Add a cooked chicken breast and replace the pine nuts with walnuts for a heartier variation.
Approximate Cook Time: 25 minutes
- 1/4 cup(s) olive oil, or coconut oil
- 1 pound(s) watercress, finely chopped
- 1 medium garlic clove(s), halved
- 4 slice(s) bacon, cooked and diced
- 1/4 cup(s) pine nuts
- 1/4 teaspoon(s) sea salt, (optional)
- 1/4 cup(s) hazelnuts, finely chopped
- 1/2 teaspoon(s) black pepper, freshly ground
- In a heavy 12-inch skillet, heat olive oil over medium heat.

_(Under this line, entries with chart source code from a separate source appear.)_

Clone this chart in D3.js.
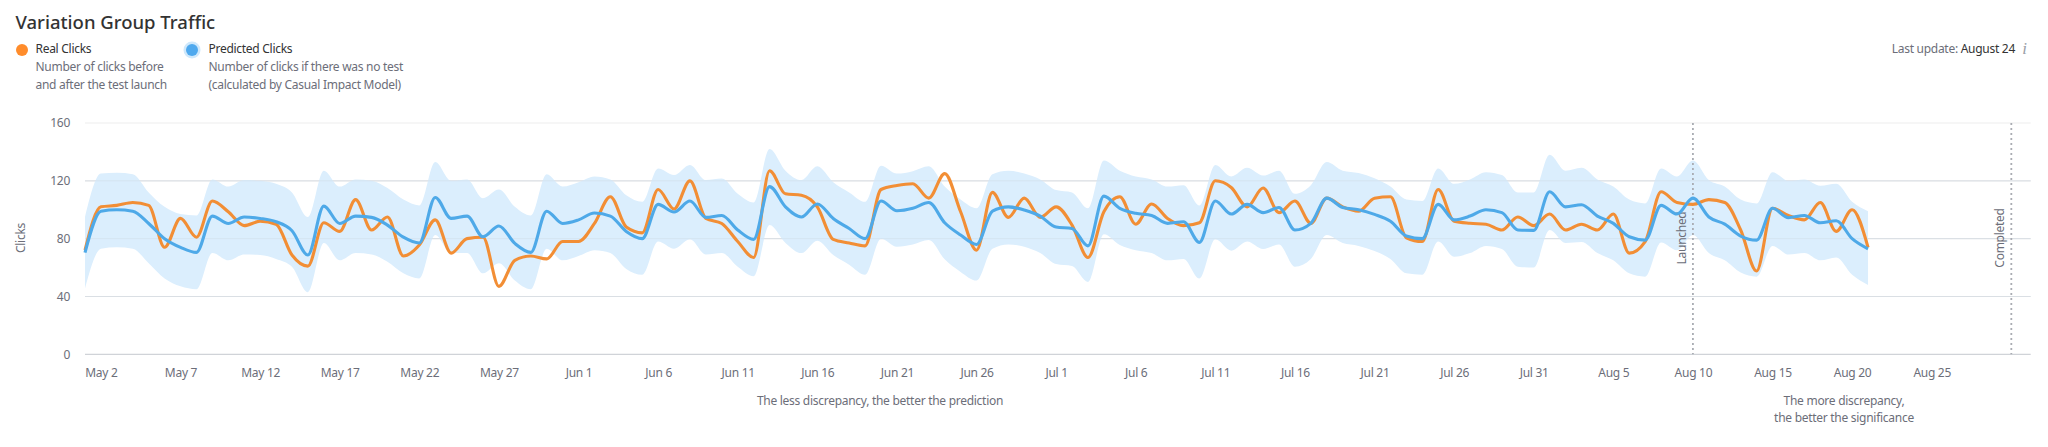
<!DOCTYPE html>
<html><head><meta charset="utf-8">
<script src="https://cdn.jsdelivr.net/npm/d3@7"></script>
<style>
html,body{margin:0;padding:0;background:#fff}
svg{display:block}
text{font-family:"Noto Sans","Open Sans",sans-serif;letter-spacing:-0.28px}
</style></head><body>
<svg id="c" width="2048" height="447"></svg>
<script>
const startDate = "2023-05-01";
const yTicks = [0,40,80,120,160];
const xTickLabels = ["May 2","May 7","May 12","May 17","May 22","May 27","Jun 1","Jun 6","Jun 11","Jun 16","Jun 21","Jun 26","Jul 1","Jul 6","Jul 11","Jul 16","Jul 21","Jul 26","Jul 31","Aug 5","Aug 10","Aug 15","Aug 20","Aug 25"];
const xTickDates = ["05-02","05-07","05-12","05-17","05-22","05-27","06-01","06-06","06-11","06-16","06-21","06-26","07-01","07-06","07-11","07-16","07-21","07-26","07-31","08-05","08-10","08-15","08-20","08-25"];
const realClicks = [72,102,103,105,103,74,94,81,106,98.6,89,92,90,68.7,61,91,85,107,86,95,68,75.6,93,70,80,81,47,65,68,66,78,78,90.5,109,88,84,114,100.5,120,94,90.5,78,67,127,111,110,102,79.5,77,75,114,116.8,118,108,125,98.6,72,112,94.7,108,94.7,102,89.4,67,98.6,109,90,104,94,89,91,120,115.4,102,115,98,106,90.6,108,102,99,108,109,80.6,78,114,92,90.6,90,86,95,89,97,86,90,86,97,70,78,112.4,105,103.7,107,105,86,57.6,101,96,93,105,85,100,74];
const predictedClicks = [70.3,99,100,99,90.5,80,74,70.5,95.6,90.5,95,94,91.7,85.5,68.7,102.5,90.5,95.6,94.7,89.4,81,77,108.5,94,95.6,81.3,88.7,76.7,70.5,99,90.5,93,97.7,95.6,85,80,103.7,98.4,106,94.7,96,86,79.5,116,102,95,104,94,87,80,106,99.3,101,105,91,82.5,76,99,102,99.8,95.6,88,87,75,109.4,101,97.5,96,90.6,91.7,77.4,106,97,103.7,98,101.6,86,90.6,108,101.6,100,96.8,92,81.8,80,103.7,93,95.6,100,98,86,85.7,112.4,102,103.5,95.6,90.6,81.3,79,103,97,108,95,90,81.8,79,101,94.5,96,91,92.4,80,73];
const upperBound = [95,125,125.5,124.6,112,102,97,96,121,116,120.5,120,118,112,95,127,116,121,120,115,107,103,133,120,121,108,114,102,96,124.5,116,119,123,121,110,105.5,128.6,124,131,120.5,121.6,111,105,142,127,120.5,130,119,112,105.5,130.5,125,126.7,130,116,107,101,124.6,127,125,121,113.6,112,101,134,127,123,121,116,117,103,131,123,129,123.6,127,111,117,133,127,125.4,121.7,116,107,106,128.6,118,121,126,124,112,112,138,127,129,121,116,107,104.4,128.6,123,134,120.5,116,107,104.4,126,120,121,116.6,118,105.5,99];
const lowerBound = [45.6,73,74,73,63,52.5,47,45,70,65,69,68.7,66,60.6,43,77,65,70,69,64,56,52.5,82.5,70,70,56,63,51,45,73,65,68,72,70,59,55,78,73,79.5,69,70,60.6,54,89.4,77,70,78.6,68.7,62,55,80,74.4,76,79,65.7,57,51,73,76,74.4,70,62.4,61,50,83,75.6,72,70,65,66,52.5,79.5,71.7,78,72.8,76,60.6,66,82.5,77,75,71.4,66,56,55,78,67.5,70,75,72.8,60.6,60,86,77,77.6,70,65,56,53.7,77.4,72,82.5,70,65,56.5,53.7,75,69,70,65,67,55,48];

const day = 24*3600*1000;
const t0 = Date.parse(startDate+"T00:00:00Z");
const dates = realClicks.map((_,i)=>new Date(t0+i*day));
const year = startDate.slice(0,4);
const tickD = xTickDates.map(s=>new Date(year+"-"+s+"T00:00:00Z"));
const launched = new Date(year+"-08-10T00:00:00Z");
const completed = new Date(year+"-08-30T00:00:00Z");

const svg = d3.select("#c");
const m = {l:85,r:2030.7,t:123,b:354.3};
const dayPx = 15.92;
const x = d3.scaleUtc().domain([new Date(t0), new Date(t0+(m.r-m.l)/dayPx*day)]).range([m.l,m.r]);
const y = d3.scaleLinear().domain([0,160]).range([m.b,m.t]);
const grey="#6c6e79";

// grid
svg.append("g").selectAll("line").data(yTicks).join("line")
  .attr("x1",m.l).attr("x2",m.r).attr("y1",d=>y(d)).attr("y2",d=>y(d))
  .attr("stroke",d=>d===0?"#d0d3d8":(d===160?"#eeeeee":"#e3e5e8")).attr("stroke-width",1.2);

// y axis
const ya = svg.append("g").attr("transform",`translate(${m.l},0)`).call(d3.axisLeft(y).tickValues(yTicks).tickSize(0).tickPadding(15));
ya.select(".domain").remove();
ya.selectAll("text").attr("font-size",12).attr("fill",grey).style("font-family",'"Noto Sans"');
// x axis
const xa = svg.append("g").attr("transform",`translate(0,${m.b})`).call(d3.axisBottom(x).tickValues(tickD).tickFormat((d,i)=>xTickLabels[i]).tickSize(0).tickPadding(14));
xa.select(".domain").remove();
xa.selectAll("text").attr("font-size",12).attr("fill",grey).style("font-family",'"Noto Sans"');

// band
const curve = d3.curveMonotoneX;
svg.append("path").datum(dates.map((d,i)=>i))
 .attr("d",d3.area().x(i=>x(dates[i])).y0(i=>y(lowerBound[i])).y1(i=>y(upperBound[i])).curve(curve))
 .attr("fill","#dbeefd");
// re-draw faint grid through band
svg.append("g").selectAll("line").data(yTicks.filter(d=>d>0&&d<160)).join("line")
  .attr("x1",m.l).attr("x2",m.r).attr("y1",d=>y(d)).attr("y2",d=>y(d))
  .attr("stroke","#c9d3dc").attr("stroke-opacity",.35).attr("stroke-width",1);

// annotation lines
[[launched,"Launched"],[completed,"Completed"]].forEach(([d,t])=>{
  svg.append("line").attr("x1",x(d)).attr("x2",x(d)).attr("y1",m.t).attr("y2",m.b)
    .attr("stroke","#a9acb3").attr("stroke-width",1.8).attr("stroke-dasharray","2 3");
  svg.append("text").attr("transform",`translate(${x(d)-7},238) rotate(-90)`).attr("text-anchor","middle")
    .attr("font-size",12).attr("fill",grey).text(t);
});

const line = vals => d3.line().x((_,i)=>x(dates[i])).y((_,i)=>y(vals[i])).curve(curve)(vals);
svg.append("path").attr("d",line(realClicks)).attr("fill","none").attr("stroke","#f28e35").attr("stroke-width",3.1);
svg.append("path").attr("d",line(predictedClicks)).attr("fill","none").attr("stroke","#4ea9e8").attr("stroke-width",3.1);

// title
svg.append("text").attr("x",15.5).attr("y",29).attr("font-size",18.5).attr("font-weight",500).attr("fill","#333").style("letter-spacing","0").text("Variation Group Traffic");
// legend
svg.append("circle").attr("cx",22).attr("cy",50).attr("r",6).attr("fill","#ff8c2b");
svg.append("circle").attr("cx",192).attr("cy",50).attr("r",8.5).attr("fill","#cfe8fb");
svg.append("circle").attr("cx",192).attr("cy",50).attr("r",6).attr("fill","#4fa9ee");
const t=(x0,yy,s,f,c,a)=>svg.append("text").attr("x",x0).attr("y",yy).attr("font-size",f).attr("fill",c).attr("text-anchor",a||"start").text(s);
t(35.5,53,"Real Clicks",12,"#333");
t(35.5,71,"Number of clicks before",12,grey);
t(35.5,89,"and after the test launch",12,grey);
t(208.5,53,"Predicted Clicks",12,"#333");
t(208.5,71,"Number of clicks if there was no test",12,grey);
t(208.5,89,"(calculated by Casual Impact Model)",12,grey);
// last update
const lu=svg.append("text").attr("x",2015).attr("y",53).attr("text-anchor","end").attr("font-size",12).attr("fill",grey);
lu.append("tspan").text("Last update: ");
lu.append("tspan").attr("fill","#333").text("August 24");
t(2024.5,54,"i",17,"#9aa0a8","middle").attr("font-style","italic").style("font-family",'"Liberation Serif"');
// notes
t(880,405,"The less discrepancy, the better the prediction",12,grey,"middle");
t(1844,405,"The more discrepancy,",12,grey,"middle");
t(1844,422,"the better the significance",12,grey,"middle");
// y title
svg.append("text").attr("transform","translate(25,238) rotate(-90)").attr("text-anchor","middle").attr("font-size",12).attr("fill",grey).text("Clicks");
</script></body></html>
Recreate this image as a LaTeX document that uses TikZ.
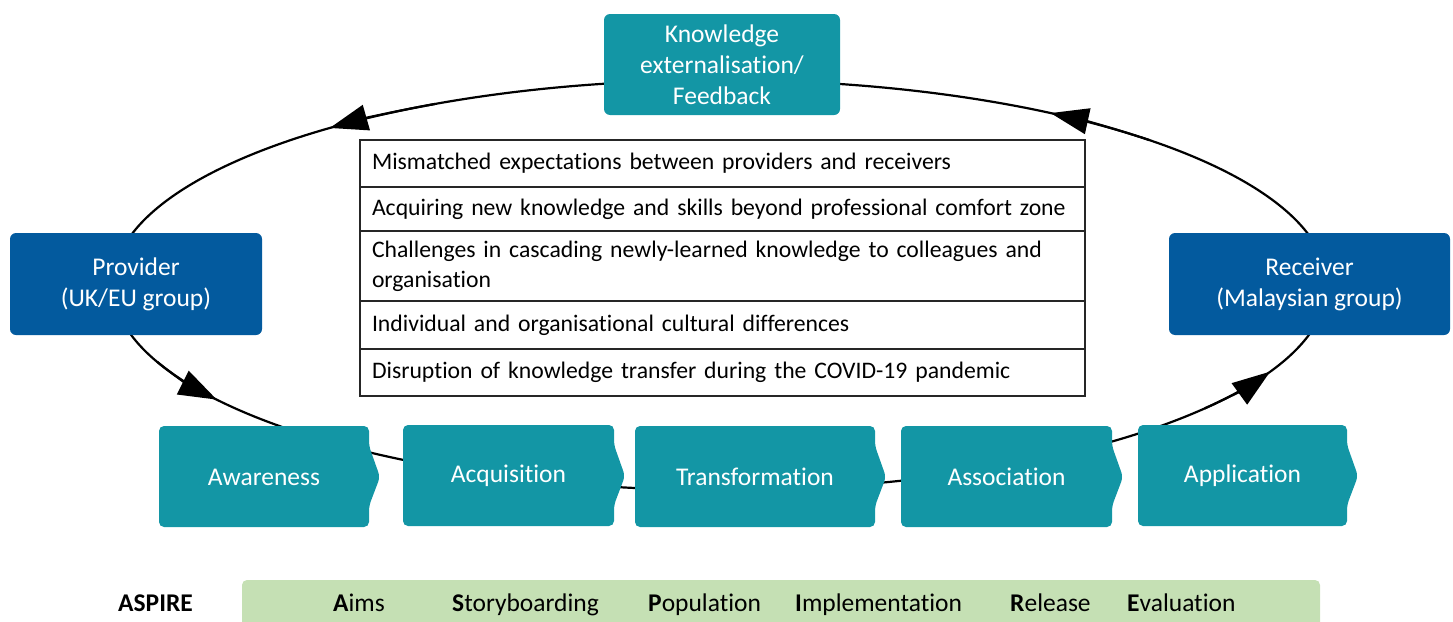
\documentclass[tikz,border=0pt]{standalone}
\usepackage{fontspec}
\setmainfont{Carlito}[Ligatures=NoCommon]
\usetikzlibrary{arrows.meta}
\definecolor{tealbox}{RGB}{19,150,165}
\definecolor{bluebox}{RGB}{3,90,158}
\definecolor{greenbar}{RGB}{197,224,180}
\newcommand\chevshape[3]{%
  \fill[tealbox, rounded corners=5pt] (#1,-#2) -- (#1+#3,-#2) -- (#1+#3,-#2-20) -- (#1+#3+11,-#2-51) -- (#1+#3,-#2-80) -- (#1+#3,-#2-101) -- (#1,-#2-101) -- cycle;}
\begin{document}
\begin{tikzpicture}[x=1pt,y=1pt,
  every node/.style={font=\fontsize{25.5}{31}\selectfont},
  provbox/.style={fill=bluebox, rounded corners=6pt, text=white, align=center, minimum height=102pt, inner sep=0pt},
  topbox/.style={fill=tealbox, rounded corners=6pt, text=white, align=center, minimum width=236pt, minimum height=101pt, inner sep=0pt},
  rowbox/.style={draw=black!85, line width=1.5pt, minimum width=725pt, text width=701pt, align=left, inner xsep=12pt, inner ysep=0pt, font=\fontsize{23.7}{30}\selectfont},
  chevlabel/.style={text=white, inner sep=0pt},
  barword/.style={anchor=base west, inner sep=0pt, text=black},
  cyc/.style={line width=2.2pt, black},
  tipcyc/.style={cyc, -{Triangle[length=38pt,width=26pt]}},
]
\useasboundingbox (0,0) rectangle (1453,-621);
% cycle ellipse
\coordinate (c) at (720,-285);
\draw[cyc] (c) ellipse [x radius=607, y radius=205];
\draw[tipcyc] (c) ++(45:607 and 205) arc[start angle=45, end angle=57, x radius=607, y radius=205];
\draw[tipcyc] (c) ++(118:607 and 205) arc[start angle=118, end angle=130, x radius=607, y radius=205];
\draw[tipcyc] (c) ++(202:607 and 205) arc[start angle=202, end angle=214, x radius=607, y radius=205];
\draw[tipcyc] (c) ++(323:607 and 205) arc[start angle=323, end angle=335, x radius=607, y radius=205];
% top box
\node[topbox] (fb) at (722,-64.5) {Knowledge\\externalisation/\\Feedback};
% side boxes
\node[provbox, minimum width=252pt] (prov) at (136,-284) {Provider\\(UK/EU group)};
\node[provbox, minimum width=281pt] (recv) at (1309.5,-284) {Receiver\\(Malaysian group)};
% table
\node[rowbox, minimum height=47pt] (r1) at (722.5,-163.5) {Mismatched expectations between providers and receivers};
\node[rowbox, minimum height=44pt] (r2) at (722.5,-209) {Acquiring new knowledge and skills beyond professional comfort zone};
\node[rowbox, minimum height=70pt] (r3) at (722.5,-266) {Challenges in cascading newly-learned knowledge to colleagues and\\organisation};
\node[rowbox, minimum height=48pt] (r4) at (722.5,-325) {Individual and organisational cultural differences};
\node[rowbox, minimum height=47pt] (r5) at (722.5,-372.5) {Disruption of knowledge transfer during the COVID-19 pandemic};
% chevrons
\chevshape{159}{426}{210}
\node[chevlabel] (aw) at (264,-477) {Awareness};
\chevshape{403}{425}{211}
\node[chevlabel] (aq) at (508.5,-476) {Acquisition};
\chevshape{635}{426}{240}
\node[chevlabel] (tr) at (755,-477) {Transformation};
\chevshape{901}{426}{211}
\node[chevlabel] (as) at (1006.5,-477) {Association};
\chevshape{1138}{425}{209}
\node[chevlabel] (ap) at (1242.5,-476) {Application};
% ASPIRE bar
\fill[greenbar, rounded corners=5pt] (242,-580) rectangle (1320,-640);
\node[barword] (aspire) at (118,-611) {\textbf{ASPIRE}};
\node[barword] (aims) at (333,-611) {\textbf{A}ims};
\node[barword] (story) at (452,-611) {\textbf{S}toryboarding};
\node[barword] (pop) at (648,-611) {\textbf{P}opulation};
\node[barword] (impl) at (795,-611) {\textbf{I}mplementation};
\node[barword] (rel) at (1010,-611) {\textbf{R}elease};
\node[barword] (eval) at (1127,-611) {\textbf{E}valuation};
\end{tikzpicture}
\end{document}
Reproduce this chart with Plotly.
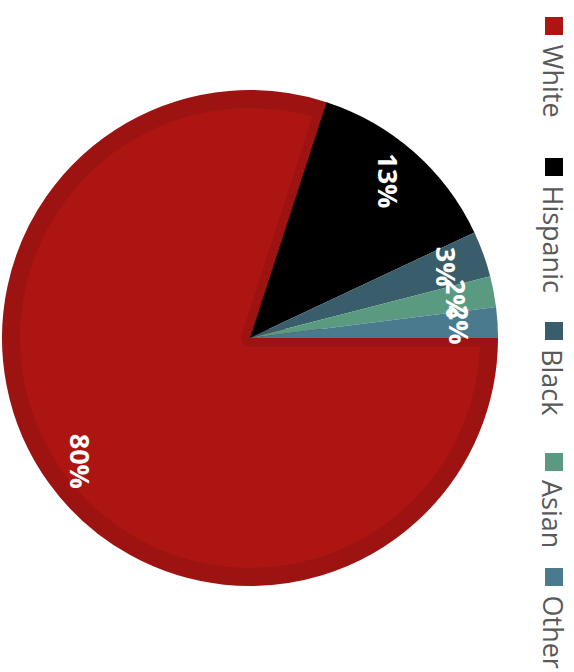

- Add garlic clove and cook for 2 minutes, stirring constantly.
- Remove the garlic and discard.
- Add all the nuts to the garlic-infused oil and cook for 5 to 6 minutes, or until they are browned (stir constantly to prevent burning).
- Add bacon, sea salt (if desired), and black pepper. Cook 2 to 3 minutes.
- Rinse and dry watercress. Add it to the oil.
- Working quickly, toss watercress into mixture, making sure it is well coated and barely heated through (if left too long it loses some of its crispiness).
- Season to taste and serve immediately.